▸ Task goal
Exactly how many lines have the word "matplotlib"? Answer with the bare number.

▸ Entries provided
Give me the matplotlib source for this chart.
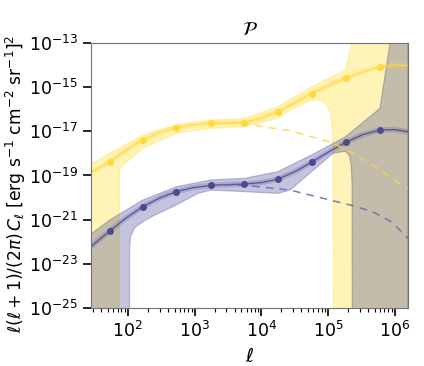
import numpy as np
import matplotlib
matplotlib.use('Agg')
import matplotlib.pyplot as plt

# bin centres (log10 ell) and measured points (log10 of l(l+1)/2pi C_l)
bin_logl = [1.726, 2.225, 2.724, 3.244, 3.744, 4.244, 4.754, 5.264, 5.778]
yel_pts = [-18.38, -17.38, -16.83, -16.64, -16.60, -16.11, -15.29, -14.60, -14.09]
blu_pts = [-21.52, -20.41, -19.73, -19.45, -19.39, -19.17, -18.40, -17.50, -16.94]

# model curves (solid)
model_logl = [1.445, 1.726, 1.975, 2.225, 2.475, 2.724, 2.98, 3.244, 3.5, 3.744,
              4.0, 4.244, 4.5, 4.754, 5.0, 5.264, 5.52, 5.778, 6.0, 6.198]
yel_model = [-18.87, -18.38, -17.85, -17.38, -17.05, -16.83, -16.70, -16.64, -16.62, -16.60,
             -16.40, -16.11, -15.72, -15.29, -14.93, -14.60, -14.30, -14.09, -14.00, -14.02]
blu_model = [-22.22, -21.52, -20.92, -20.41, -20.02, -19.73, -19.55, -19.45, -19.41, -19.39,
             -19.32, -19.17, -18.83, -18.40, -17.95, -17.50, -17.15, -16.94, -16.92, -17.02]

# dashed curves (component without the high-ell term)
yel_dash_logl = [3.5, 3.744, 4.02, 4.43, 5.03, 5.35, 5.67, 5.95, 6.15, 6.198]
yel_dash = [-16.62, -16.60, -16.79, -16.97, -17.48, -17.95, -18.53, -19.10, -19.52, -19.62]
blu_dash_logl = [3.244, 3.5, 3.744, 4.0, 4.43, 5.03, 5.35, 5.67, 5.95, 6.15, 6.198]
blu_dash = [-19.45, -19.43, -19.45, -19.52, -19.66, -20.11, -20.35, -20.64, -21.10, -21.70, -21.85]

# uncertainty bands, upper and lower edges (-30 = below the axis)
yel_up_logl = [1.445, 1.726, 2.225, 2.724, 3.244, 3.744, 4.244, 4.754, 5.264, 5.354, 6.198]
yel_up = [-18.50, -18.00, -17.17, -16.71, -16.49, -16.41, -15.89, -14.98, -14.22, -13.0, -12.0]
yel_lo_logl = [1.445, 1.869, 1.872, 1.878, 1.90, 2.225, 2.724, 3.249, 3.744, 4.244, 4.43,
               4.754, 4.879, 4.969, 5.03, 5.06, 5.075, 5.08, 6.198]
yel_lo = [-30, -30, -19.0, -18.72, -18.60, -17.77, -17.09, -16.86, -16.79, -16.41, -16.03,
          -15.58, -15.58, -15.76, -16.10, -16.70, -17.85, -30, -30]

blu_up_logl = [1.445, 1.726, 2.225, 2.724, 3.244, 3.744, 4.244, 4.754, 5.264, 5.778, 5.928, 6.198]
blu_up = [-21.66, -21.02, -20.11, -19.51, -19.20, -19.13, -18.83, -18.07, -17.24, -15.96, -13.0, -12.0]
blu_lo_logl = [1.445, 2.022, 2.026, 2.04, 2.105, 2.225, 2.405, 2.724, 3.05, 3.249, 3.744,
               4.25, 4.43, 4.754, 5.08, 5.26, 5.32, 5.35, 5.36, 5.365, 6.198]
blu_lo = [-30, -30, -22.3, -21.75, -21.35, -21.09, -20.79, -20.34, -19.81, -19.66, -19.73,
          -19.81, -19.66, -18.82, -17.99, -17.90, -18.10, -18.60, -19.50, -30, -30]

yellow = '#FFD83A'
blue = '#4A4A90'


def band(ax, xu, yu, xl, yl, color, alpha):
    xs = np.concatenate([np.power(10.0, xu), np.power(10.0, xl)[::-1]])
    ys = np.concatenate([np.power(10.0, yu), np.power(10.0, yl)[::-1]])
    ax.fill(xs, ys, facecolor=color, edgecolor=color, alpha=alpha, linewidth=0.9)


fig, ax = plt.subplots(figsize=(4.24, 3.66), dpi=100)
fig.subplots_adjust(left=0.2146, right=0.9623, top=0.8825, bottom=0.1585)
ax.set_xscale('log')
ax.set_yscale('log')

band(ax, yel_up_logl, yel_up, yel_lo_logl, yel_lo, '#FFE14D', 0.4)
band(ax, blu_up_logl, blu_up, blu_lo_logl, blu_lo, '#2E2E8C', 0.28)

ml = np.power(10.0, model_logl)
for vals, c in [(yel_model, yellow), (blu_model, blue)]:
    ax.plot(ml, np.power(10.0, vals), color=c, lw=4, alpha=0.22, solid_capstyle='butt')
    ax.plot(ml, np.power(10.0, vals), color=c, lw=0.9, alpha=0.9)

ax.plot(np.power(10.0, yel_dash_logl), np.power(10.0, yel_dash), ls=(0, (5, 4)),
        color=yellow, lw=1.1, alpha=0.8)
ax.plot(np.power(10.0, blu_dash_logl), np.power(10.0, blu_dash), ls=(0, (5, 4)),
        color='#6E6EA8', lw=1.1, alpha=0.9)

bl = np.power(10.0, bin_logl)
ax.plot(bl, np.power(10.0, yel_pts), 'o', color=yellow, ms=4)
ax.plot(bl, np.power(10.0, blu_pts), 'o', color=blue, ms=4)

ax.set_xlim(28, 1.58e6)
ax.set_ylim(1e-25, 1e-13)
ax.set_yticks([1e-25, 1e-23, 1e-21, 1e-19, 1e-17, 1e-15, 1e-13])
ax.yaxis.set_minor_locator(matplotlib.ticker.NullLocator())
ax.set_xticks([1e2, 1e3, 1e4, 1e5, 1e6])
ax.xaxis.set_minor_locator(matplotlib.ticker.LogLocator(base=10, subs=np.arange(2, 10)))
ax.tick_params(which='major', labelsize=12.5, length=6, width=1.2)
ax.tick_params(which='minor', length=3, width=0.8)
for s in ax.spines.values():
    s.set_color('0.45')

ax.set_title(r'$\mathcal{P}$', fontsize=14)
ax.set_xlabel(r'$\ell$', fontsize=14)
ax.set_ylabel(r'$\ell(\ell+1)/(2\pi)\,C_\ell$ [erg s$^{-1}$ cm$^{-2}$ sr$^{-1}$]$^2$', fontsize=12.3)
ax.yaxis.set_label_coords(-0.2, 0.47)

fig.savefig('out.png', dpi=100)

--

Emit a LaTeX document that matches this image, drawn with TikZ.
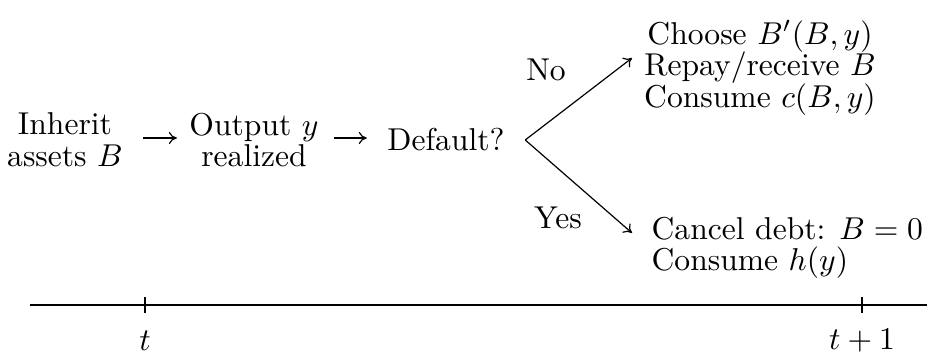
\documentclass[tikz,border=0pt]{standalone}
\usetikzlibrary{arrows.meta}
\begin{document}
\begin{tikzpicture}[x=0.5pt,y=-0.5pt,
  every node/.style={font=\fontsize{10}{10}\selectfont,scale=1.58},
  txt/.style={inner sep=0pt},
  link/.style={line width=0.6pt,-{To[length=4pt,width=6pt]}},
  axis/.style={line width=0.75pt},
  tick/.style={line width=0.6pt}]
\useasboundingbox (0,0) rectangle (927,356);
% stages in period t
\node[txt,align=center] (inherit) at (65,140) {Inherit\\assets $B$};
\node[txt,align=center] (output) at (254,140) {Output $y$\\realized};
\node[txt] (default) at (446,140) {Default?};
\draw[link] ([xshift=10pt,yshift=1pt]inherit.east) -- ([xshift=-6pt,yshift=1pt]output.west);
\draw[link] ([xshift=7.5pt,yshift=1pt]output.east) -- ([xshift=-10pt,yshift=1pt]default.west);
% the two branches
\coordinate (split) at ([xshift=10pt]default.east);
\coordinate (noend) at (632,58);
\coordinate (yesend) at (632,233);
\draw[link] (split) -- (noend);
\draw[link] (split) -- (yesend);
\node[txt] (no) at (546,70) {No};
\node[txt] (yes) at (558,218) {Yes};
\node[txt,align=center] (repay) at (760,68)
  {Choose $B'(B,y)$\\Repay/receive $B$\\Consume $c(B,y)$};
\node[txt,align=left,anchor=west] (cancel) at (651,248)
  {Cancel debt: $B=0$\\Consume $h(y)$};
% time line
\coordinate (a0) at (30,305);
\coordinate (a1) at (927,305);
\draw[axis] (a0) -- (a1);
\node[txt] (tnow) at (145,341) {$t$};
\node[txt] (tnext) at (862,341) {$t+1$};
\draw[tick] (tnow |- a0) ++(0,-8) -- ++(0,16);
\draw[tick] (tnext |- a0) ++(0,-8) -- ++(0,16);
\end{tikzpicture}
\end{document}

▸ Final result
6